Clarkes Anschuldigungen sind nicht neu: Seit Monaten ist bekannt, dass die Bush-Regierung Anfang 2001 sämtliche Warnungen der Clinton-Leute vor Al-Kaida ignoriert und alle deren Antiterrorpläne verworfen hat. Aber mit dem lange so treuen Beamten bekommen sie Authentizität und untergraben damit das stärkste Argument, mit dem Bush für seine Wiederwahl wirbt: Nur ich kann euch vor dem Terror beschützen.

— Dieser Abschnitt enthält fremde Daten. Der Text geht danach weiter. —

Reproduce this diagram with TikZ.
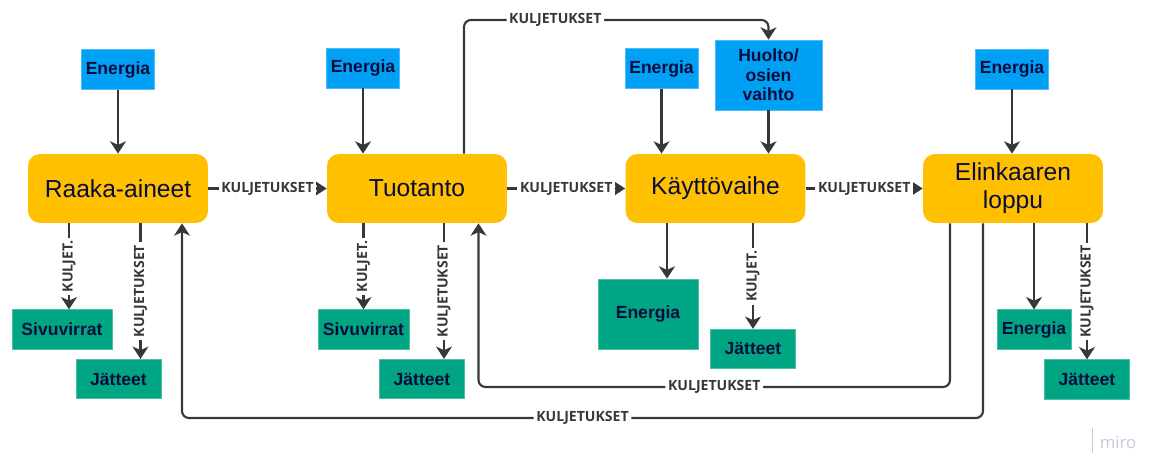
\documentclass[tikz,border=0pt]{standalone}
\usepackage{fontspec}
\setmainfont{Liberation Sans}
\newfontfamily\lblfont{Open Sans}
\usetikzlibrary{arrows.meta}
\definecolor{keltainen}{RGB}{255,192,0}
\definecolor{sininen}{RGB}{0,160,245}
\definecolor{vihrea}{RGB}{0,166,132}
\definecolor{teksti}{RGB}{10,12,60}
\definecolor{viiva}{RGB}{55,55,55}
\definecolor{harmaa}{RGB}{200,200,215}

\begin{document}
\begin{tikzpicture}[x=0.02cm,y=-0.02cm,
    vaihe/.style={fill=keltainen,rounded corners=0.24cm,minimum width=3.6cm,minimum height=1.38cm,inner sep=0pt,text=teksti,align=center,font=\fontsize{14}{16}\selectfont},
    panos/.style={fill=sininen,draw=sininen!70!white,minimum width=1.46cm,minimum height=0.8cm,inner sep=0pt,text=teksti,align=center,font=\bfseries\fontsize{10}{11}\selectfont},
    tuotos/.style={fill=vihrea,draw=vihrea!70!white,minimum width=1.7cm,minimum height=0.79cm,inner sep=0pt,text=teksti,align=center,font=\bfseries\fontsize{10}{11}\selectfont},
    lbl/.style={fill=white,inner sep=1.5pt,text=viiva,font=\lblfont\bfseries\fontsize{8}{9}\selectfont},
    nuoli/.style={draw=viiva,line width=1.6pt,-{Stealth[width=9pt,length=7pt,inset=2pt]}},
    paluu/.style={draw=viiva,line width=1.2pt,rounded corners=4pt,-{Stealth[width=9pt,length=7pt,inset=2pt]}}]
\useasboundingbox (0,0) rectangle (1150,453);

\node[vaihe] (raaka) at (118,188.5) {Raaka-aineet};
\node[vaihe] (tuo) at (417,188.5) {Tuotanto};
\node[vaihe] (kaytto) at (715.5,188.5) {Käyttövaihe};
\node[vaihe] (elin) at (1013,188.5) {Elinkaaren\\loppu};

\node[panos] (en1) at (118,69.5) {Energia};
\node[panos] (en2) at (363,68) {Energia};
\node[panos] (en3) at (661.5,68.5) {Energia};
\node[panos,minimum width=2.14cm,minimum height=1.4cm] (huolto) at (768.5,75) {Huolto/\\osien\\vaihto};
\node[panos] (en4) at (1012,69) {Energia};

\node[tuotos,minimum width=2cm] (siv1) at (62,329.5) {Sivuvirrat};
\node[tuotos] (jat1) at (118.5,379) {Jätteet};
\node[tuotos,minimum width=1.82cm] (siv2) at (363.5,329.5) {Sivuvirrat};
\node[tuotos] (jat2) at (422,379) {Jätteet};
\node[tuotos,minimum width=2cm,minimum height=1.4cm] (en5) at (648,314) {Energia};
\node[tuotos] (jat3) at (753,349) {Jätteet};
\node[tuotos,minimum width=1.48cm] (en6) at (1034,329.5) {Energia};
\node[tuotos] (jat4) at (1087,379.5) {Jätteet};

% panokset ylhäältä
\draw[nuoli] (en1) -- (en1 |- raaka.north);
\draw[nuoli] (en2) -- (en2 |- tuo.north);
\draw[nuoli] (en3) -- (en3 |- kaytto.north);
\draw[nuoli] (huolto) -- (huolto |- kaytto.north);
\draw[nuoli] (en4) -- (en4 |- elin.north);

% vaiheiden väliset kuljetukset
\draw[nuoli] (raaka) -- node[lbl]{KULJETUKSET} (tuo);
\draw[nuoli] (tuo) -- node[lbl]{KULJETUKSET} (kaytto);
\draw[nuoli] (kaytto) -- node[lbl]{KULJETUKSET} (elin);

% tuotokset alas
\draw[nuoli] ([xshift=0.14cm]siv1.north |- raaka.south) -- node[lbl,rotate=90]{KULJET.} ([xshift=0.14cm]siv1.north);
\draw[nuoli] ([xshift=0.44cm]jat1.north |- raaka.south) -- node[lbl,rotate=90]{KULJETUKSET} ([xshift=0.44cm]jat1.north);
\draw[nuoli] (siv2.north |- tuo.south) -- node[lbl,rotate=90]{KULJET.} (siv2.north);
\draw[nuoli] ([xshift=0.44cm]jat2.north |- tuo.south) -- node[lbl,rotate=90]{KULJETUKSET} ([xshift=0.44cm]jat2.north);
\draw[nuoli] ([xshift=0.38cm]en5.north |- kaytto.south) -- ([xshift=0.38cm]en5.north);
\draw[nuoli] (jat3.north |- kaytto.south) -- node[lbl,rotate=90]{KULJET.} (jat3.north);
\draw[nuoli] (en6.north |- elin.south) -- (en6.north);
\draw[nuoli] (jat4.north |- elin.south) -- node[lbl,rotate=90]{KULJETUKSET} (jat4.north);

% paluukuljetukset
\coordinate (yla) at (768.5,20);
\coordinate (ala1) at (478.5,387);
\coordinate (ala2) at (182,418);
\draw[paluu] ([xshift=0.94cm]tuo.north) |- node[lbl,pos=0.65]{KULJETUKSET} (yla) -- (huolto.north);
\draw[paluu] ([xshift=-1.26cm]elin.south) |- node[lbl,pos=0.75]{KULJETUKSET} (ala1) -- (ala1 |- tuo.south);
\draw[paluu] ([xshift=-0.6cm]elin.south) |- node[lbl,pos=0.75]{KULJETUKSET} (ala2) -- (ala2 |- raaka.south);

\draw[harmaa,line width=0.4pt] (1092,428) -- (1092,453);
\node[text=harmaa,font=\lblfont\fontsize{9.5}{10}\selectfont] (miro) at (1118,442) {miro};
\end{tikzpicture}
\end{document}
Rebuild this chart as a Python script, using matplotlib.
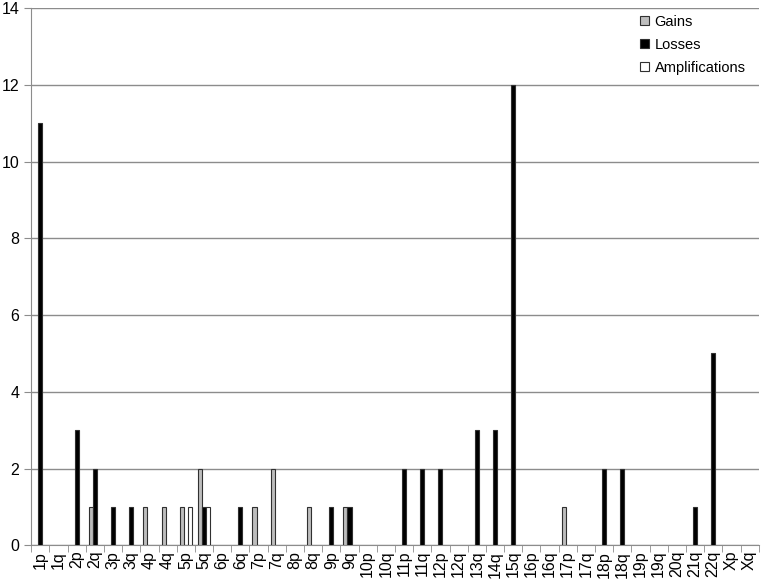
import numpy as np
import matplotlib.pyplot as plt

plt.rcParams['font.family'] = ['Liberation Sans', 'DejaVu Sans']

# chromosome arms on the x axis
arms = ['1p', '1q', '2p', '2q', '3p', '3q', '4p', '4q', '5p', '5q',
        '6p', '6q', '7p', '7q', '8p', '8q', '9p', '9q', '10p', '10q',
        '11p', '11q', '12p', '12q', '13q', '14q', '15q', '16p', '16q', '17p',
        '17q', '18p', '18q', '19p', '19q', '20q', '21q', '22q', 'Xp', 'Xq']

gains = [0, 0, 0, 1, 0, 0, 1, 1, 1, 2,
         0, 0, 1, 2, 0, 1, 0, 1, 0, 0,
         0, 0, 0, 0, 0, 0, 0, 0, 0, 1,
         0, 0, 0, 0, 0, 0, 0, 0, 0, 0]
losses = [11, 0, 3, 2, 1, 1, 0, 0, 0, 1,
          0, 1, 0, 0, 0, 0, 1, 1, 0, 0,
          2, 2, 2, 0, 3, 3, 12, 0, 0, 0,
          0, 2, 2, 0, 0, 0, 1, 5, 0, 0]
amplifications = [0, 0, 0, 0, 0, 0, 0, 0, 1, 1,
                  0, 0, 0, 0, 0, 0, 0, 0, 0, 0,
                  0, 0, 0, 0, 0, 0, 0, 0, 0, 0,
                  0, 0, 0, 0, 0, 0, 0, 0, 0, 0]

series = [('Gains', gains, '#bdbdbd'),
          ('Losses', losses, 'black'),
          ('Amplifications', amplifications, 'white')]

fig = plt.figure(figsize=(7.61, 5.85), dpi=100)
ax = fig.add_axes([0.041, 0.068, 0.956, 0.918])

x = np.arange(len(arms))
w = 1 / 4.5
for k, (name, vals, color) in enumerate(series):
    vals = np.array(vals)
    keep = vals > 0
    ax.bar(x[keep] + (k - 1) * w, vals[keep], width=w, color=color,
           edgecolor='#303030', linewidth=0.8, zorder=3)
    # empty handle for the legend
    ax.bar([0], [0], width=0, color=color, edgecolor='#303030',
           linewidth=0.8, label=name)

ax.set_xlim(-0.5, len(arms) - 0.5)
ax.set_ylim(0, 14)
ax.set_yticks(range(0, 15, 2))
ax.yaxis.grid(True, color='#8c8c8c', linewidth=1)
ax.set_axisbelow(True)

ax.set_xticks(x)
ax.set_xticklabels(arms, rotation=90, fontsize=11.5)
ax.set_xticks(np.arange(-0.5, len(arms)), minor=True)
ax.tick_params(axis='x', which='major', length=0, pad=4)
ax.tick_params(axis='x', which='minor', length=5, color='#8c8c8c')
ax.tick_params(axis='y', length=5, color='#8c8c8c', labelsize=11.5)

for s in ['top', 'right']:
    ax.spines[s].set_visible(False)
for s in ['left', 'bottom']:
    ax.spines[s].set_color('#8c8c8c')

ax.legend(loc='upper right', bbox_to_anchor=(1.0, 1.012), frameon=False,
          fontsize=10.5, handlelength=0.6, handleheight=0.6,
          handletextpad=0.4, labelspacing=0.62)

fig.savefig('out.png', dpi=100)
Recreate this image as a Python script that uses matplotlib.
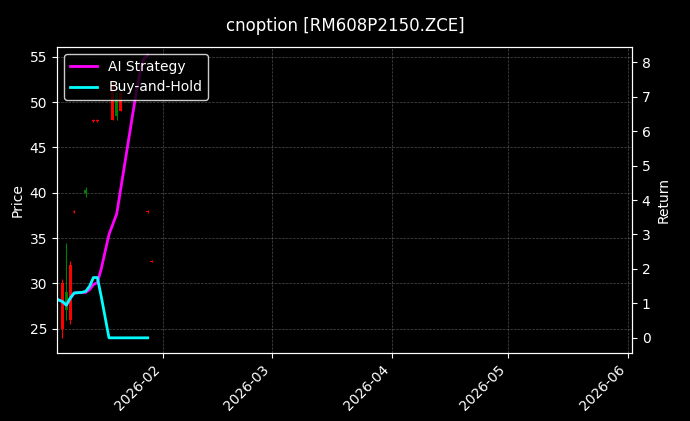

Kerry selbst hat in dieser Schlacht nur eine Nebenrolle. Ebenso wie er die demokratischen Vorwahlen vor allem durch die Selbstzerstörung seines Rivalen Howard Dean gewann, kann ihn kein noch so brillanter Wahlkampf, sondern nur - nach 1992 - die zweite Implosion einer Bush-Präsidentschaft ins Weiße Haus tragen. Die sieben Monate bis zum Wahltag sind noch eine lange Zeit, und Bush jr. hat die skrupellosesten Berater des Landes um sich versammelt, die wissen, wie man Gegner fertig macht. Doch an Clarke beißen sie sich die Zähne aus. (DER STANDARD, Printausgabe, 29.3.2004)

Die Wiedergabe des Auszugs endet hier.